Although most manufacturers would say that their objective is to create the perfect scaffolding system, few will ever expect to reach this goal, as the perfect scaffolding does not exist. The best that can be achieved is to design the optimum scaffolding for any given circumstances and location, and that itself may even be difficult given the subjective nature of any judgment.
When evaluating a system, assuming it is fit for purpose, the main concern for any sane contractor is always the cost. Scaffolding is a temporary structure, so reducing this cost can be a big saving for the contractor with no parallel reduction in quality of the permanent works, making this a very attractive proposition.
Reducing overall cost is not as simple as it first appears, because there are many factors which feed into the overall cost of scaffolding, not just the purchase cost. Aside from the purchase cost, there are labour costs associated with assembly, cost of transporting, cost of storage, damage repair and of course re-sale value all contribute towards the overall cost, and should be considered when assessing a system.
Striking the perfect balance between the costs of equipment versus operating cost has occupied various manufacturers for years, and it is fascinating to watch the continuous conflict in design where a solution to one problem may be the root of a new problem, leading design around in circles
As an example: it is considered an advantage to have a preassembled frames to speed up assembly, but if too large, pre-assembled frames could become heavier and harder to handle raising the cost of labour.
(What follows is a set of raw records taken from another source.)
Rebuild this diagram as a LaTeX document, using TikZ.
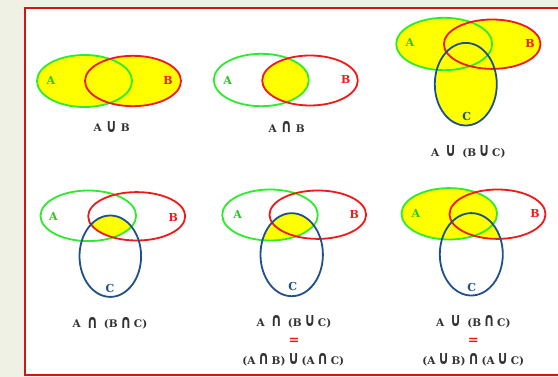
\documentclass[tikz,border=0pt]{standalone}
\usepackage{fontspec}
\usepackage{graphicx}
\setmainfont{DejaVu Serif}
\newfontfamily\symf{DejaVu Sans}
\definecolor{bg}{RGB}{239,241,228}
\definecolor{framered}{RGB}{210,20,20}
\definecolor{ga}{RGB}{45,235,45}
\definecolor{rb}{RGB}{240,25,25}
\definecolor{bc}{RGB}{30,80,140}
\definecolor{yl}{RGB}{255,255,0}
\definecolor{txt}{RGB}{50,50,50}
\newcommand\myU{\raisebox{-0.5pt}{\scalebox{0.72}[1]{\symf\bfseries\fontsize{19}{19}\selectfont ∪}}}
\newcommand\myI{\raisebox{-0.5pt}{\scalebox{0.72}[1]{\symf\bfseries\fontsize{19}{19}\selectfont ∩}}}
\newcommand\gs{\hspace{2.5pt}}
\newcommand\gb{\hspace{6pt}}
\begin{document}
\begin{tikzpicture}[x=1pt,y=-1pt,
  setA/.style={draw=ga,line width=1.8},
  setB/.style={draw=rb,line width=1.8},
  setC/.style={draw=bc,line width=1.8},
  lblA/.style={text=ga!85!black,font=\fontsize{11}{11}\selectfont\bfseries,inner sep=0},
  lblB/.style={text=rb,font=\fontsize{11}{11}\selectfont\bfseries,inner sep=0},
  lblC/.style={text=bc,font=\fontsize{11}{11}\selectfont\bfseries,inner sep=0},
  captxt/.style={text=txt,font=\fontsize{10.5}{11}\selectfont\bfseries,inner sep=0},
  eqs/.style={text=rb,font=\fontsize{13}{13}\selectfont\bfseries,inner sep=0}]
\useasboundingbox (0,0) rectangle (558,377);
\fill[bg] (0,0) rectangle (558,377);
\draw[framered,fill=white,line width=2] (24.5,8.5) rectangle (566,375.5);
% ---------- Panel 1: A u B
\def\PA{(84.5,81) ellipse [x radius=47.5,y radius=26]}
\def\PB{(133,81) ellipse [x radius=48,y radius=25.2]}
\fill[yl] \PA; \fill[yl] \PB;
\path[setA] \PA; \path[setB] \PB;
\node[lblA] (a1) at (51,80.3) {A};
\node[lblB] (b1) at (168,80) {B};
\node[captxt] (c1) at (111.7,126.7) {A\hspace{4pt}\myU\hspace{4pt}B};
% ---------- Panel 2: A n B
\def\PA{(261.3,80) ellipse [x radius=47.5,y radius=26.2]}
\def\PB{(310,80.5) ellipse [x radius=47.8,y radius=25]}
\begin{scope}\clip \PA; \fill[yl] \PB;\end{scope}
\path[setA] \PA; \path[setB] \PB;
\node[lblA] (a2) at (227.7,80) {A};
\node[lblB] (b2) at (345.7,79) {B};
\node[captxt] (c2) at (286.7,127) {A\hspace{4pt}\myI\hspace{4pt}B};
% ---------- Panel 3: A u (B u C)
\def\PA{(444.2,44) ellipse [x radius=48,y radius=26.2]}
\def\PB{(492.2,44.2) ellipse [x radius=48.3,y radius=24.7]}
\def\PC{(465.8,84.2) ellipse [x radius=31,y radius=41.3]}
\fill[yl] \PA; \fill[yl] \PB; \fill[yl] \PC;
\path[setA] \PA; \path[setB] \PB; \path[setC] \PC;
\node[lblA] (a3) at (410,42.7) {A};
\node[lblB] (b3) at (530,43) {B};
\node[lblC] (cc3) at (466.7,116.7) {C};
\node[captxt] (c3) at (468.3,151.7) {A\gb\myU\gb(B\gs\myU\gs C)};
% ---------- Panel 4: A n (B n C)
\def\PA{(88.3,215.8) ellipse [x radius=47.8,y radius=25.3]}
\def\PB{(136.7,216.3) ellipse [x radius=48.5,y radius=24.2]}
\def\PC{(110.3,256.2) ellipse [x radius=30.8,y radius=40.7]}
\begin{scope}\clip \PA; \clip \PB; \fill[yl] \PC;\end{scope}
\path[setA] \PA; \path[setB] \PB; \path[setC] \PC;
\node[lblA] (a4) at (53.3,216.7) {A};
\node[lblB] (b4) at (173.3,217) {B};
\node[lblC] (cc4) at (110,288.3) {C};
\node[captxt] (c4) at (110,323.3) {A\gb\myI\gb(B\gs\myI\gs C)};
% ---------- Panel 5: A n (B u C)
\def\PA{(270,215) ellipse [x radius=47.8,y radius=25.5]}
\def\PB{(317.8,214.7) ellipse [x radius=48.3,y radius=24.2]}
\def\PC{(291.7,254.7) ellipse [x radius=31.2,y radius=41.5]}
\begin{scope}\clip \PA; \fill[yl] \PC;\end{scope}
\path[setA] \PA; \path[setB] \PB; \path[setC] \PC;
\node[lblA] (a5) at (237.7,214.3) {A};
\node[lblB] (b5) at (354.3,214.3) {B};
\node[lblC] (cc5) at (292.7,286.7) {C};
\node[captxt] (c5) at (294,321.7) {A\gb\myI\gb(B\gs\myU\gs C)};
\node[eqs] (e5) at (294,341.7) {=};
\node[captxt] (d5) at (293.3,360) {(A\gs\myI\gs B)\gs\myU\gs(A\gs\myI\gs C)};
% ---------- Panel 6: A u (B n C)
\def\PA{(449.3,213.8) ellipse [x radius=47.8,y radius=25.7]}
\def\PB{(497.5,214.2) ellipse [x radius=48,y radius=24.7]}
\def\PC{(471.3,254.3) ellipse [x radius=31.5,y radius=41.2]}
\fill[yl] \PA;
\begin{scope}\clip \PB; \fill[yl] \PC;\end{scope}
\path[setA] \PA; \path[setB] \PB; \path[setC] \PC;
\node[lblA] (a6) at (416,213.3) {A};
\node[lblB] (b6) at (535,213.3) {B};
\node[lblC] (cc6) at (471.7,287) {C};
\node[captxt] (c6) at (473.3,321.7) {A\gb\myU\gb(B\gs\myI\gs C)};
\node[eqs] (e6) at (473.3,341.7) {=};
\node[captxt] (d6) at (473.3,360) {(A\gs\myU\gs B)\gs\myI\gs(A\gs\myU\gs C)};
\end{tikzpicture}
\end{document}
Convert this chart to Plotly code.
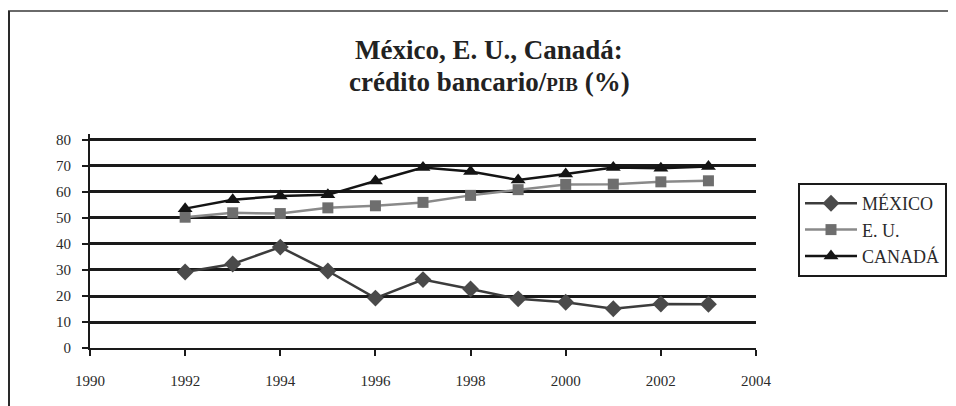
import plotly.graph_objects as go

years = [1992, 1993, 1994, 1995, 1996, 1997, 1998, 1999, 2000, 2001, 2002, 2003]
mexico = [29.2, 32.3, 38.8, 29.6, 19.2, 26.3, 22.7, 18.9, 17.6, 15.1, 16.9, 16.8]
eu = [50.3, 52.0, 51.7, 53.9, 54.7, 56.0, 58.7, 60.9, 62.9, 63.0, 63.9, 64.3]
canada = [53.6, 57.0, 58.5, 58.9, 64.2, 69.4, 67.9, 64.6, 66.9, 69.4, 69.1, 69.8]
names = ["MÉXICO", "E. U.", "CANADÁ"]
x_ticks = [1990, 1992, 1994, 1996, 1998, 2000, 2002, 2004]
y_ticks = [0, 10, 20, 30, 40, 50, 60, 70, 80]

SERIF = "Liberation Serif"

# page offset (browser body margin)
OX, OY = 8, 8
W, H = 956 - OX, 406 - OY
L, T = 90 - OX, 134 - OY
PW, PH = 666, 214


def px(xp):
    return (xp - OX - L) / PW


def py(yp):
    return (T + PH - (yp - OY)) / PH


fig = go.Figure()
fig.add_trace(go.Scatter(x=years, y=mexico, name=names[0], mode="lines+markers",
                         line=dict(color="#3c3c3c", width=2.5),
                         marker=dict(symbol="diamond", size=13, color="#4a4a4a")))
fig.add_trace(go.Scatter(x=years, y=eu, name=names[1], mode="lines+markers",
                         line=dict(color="#8a8a8a", width=2.5),
                         marker=dict(symbol="square", size=11, color="#6e6e6e")))
fig.add_trace(go.Scatter(x=years, y=canada, name=names[2], mode="lines+markers",
                         line=dict(color="#141414", width=2.5),
                         marker=dict(symbol="triangle-up", size=13, color="#141414")))

fig.update_layout(
    width=W, height=H,
    margin=dict(l=L, r=W - L - PW, t=T, b=H - T - PH, autoexpand=False),
    paper_bgcolor="white", plot_bgcolor="white",
    font=dict(family=SERIF, color="#2a2a2a", size=15),
    showlegend=True,
    legend=dict(x=px(798), y=py(183), xanchor="left", yanchor="top",
                bordercolor="#1a1a1a", borderwidth=2, bgcolor="white",
                font=dict(family=SERIF, size=18, color="#2a2a2a"),
                itemwidth=52),
    xaxis=dict(range=[1990, 2004], tickvals=x_ticks, ticktext=[str(v) for v in x_ticks],
               showgrid=False, zeroline=False, showline=True, linecolor="#1a1a1a", linewidth=2,
               ticks="outside", ticklen=6, tickwidth=2, tickcolor="#1a1a1a",
               ticklabelstandoff=12,
               tickfont=dict(family=SERIF, size=15, color="#2a2a2a")),
    yaxis=dict(range=[0, 82.3], tickvals=y_ticks, ticktext=[str(v) for v in y_ticks],
               showgrid=True, gridcolor="#1a1a1a", gridwidth=2.5, zeroline=False,
               showline=True, linecolor="#1a1a1a", linewidth=2,
               ticks="outside", ticklen=6, tickwidth=2, tickcolor="#1a1a1a",
               ticklabelstandoff=8,
               tickfont=dict(family=SERIF, size=15, color="#2a2a2a")),
)

fig.add_annotation(text="<b>México, E. U., Canadá:</b>", xref="paper", yref="paper",
                   x=px(489), y=py(50), xanchor="center", yanchor="middle",
                   showarrow=False, font=dict(family=SERIF, size=27, color="#222222"))
fig.add_annotation(text="<b>crédito bancario/<span style='font-size:19px'>PIB</span> (%)</b>",
                   xref="paper", yref="paper",
                   x=px(489), y=py(82), xanchor="center", yanchor="middle",
                   showarrow=False, font=dict(family=SERIF, size=27, color="#222222"))

# outer frame
fig.add_shape(type="line", xref="paper", yref="paper",
              x0=px(8), x1=px(960), y0=py(11), y1=py(11),
              line=dict(color="#6a6a6a", width=2))
fig.add_shape(type="line", xref="paper", yref="paper",
              x0=px(9), x1=px(9), y0=py(11), y1=py(410),
              line=dict(color="#2a2a2a", width=2))

fig.write_html("out.html")
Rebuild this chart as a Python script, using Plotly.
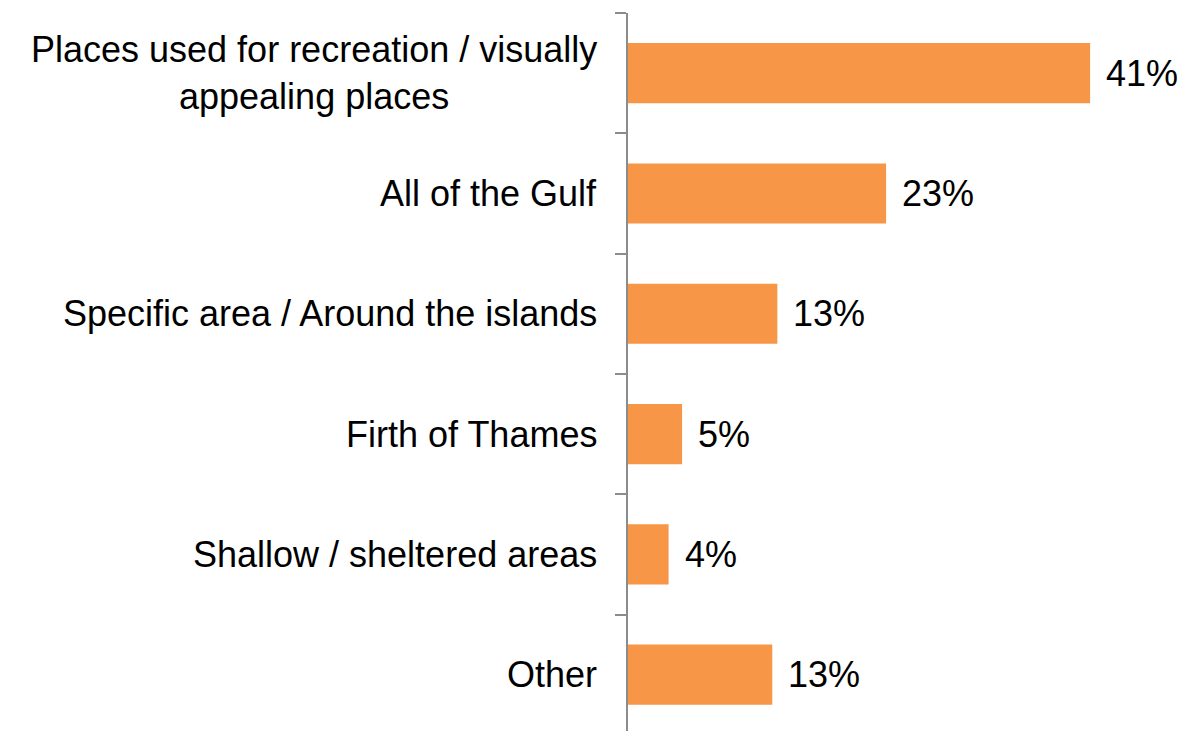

This problem could be addressed by using lighter material and a more sophisticated structural arrangement, however this in turn will increase the cost, and make the system more complex and less flexible. Lowering the manufacturing cost and making a more flexible system will normally have the result of increasing the labour required to assemble, right back to square one again!
We can see the challenge designer’s face, and these difficulties are reflected by the number of different systems available from the various manufacturers, each claiming to have reached the perfect balance. Although the perfect scaffolding remains elusive, least the contractor has a wide range of contenders to choose their best option for their particular needs.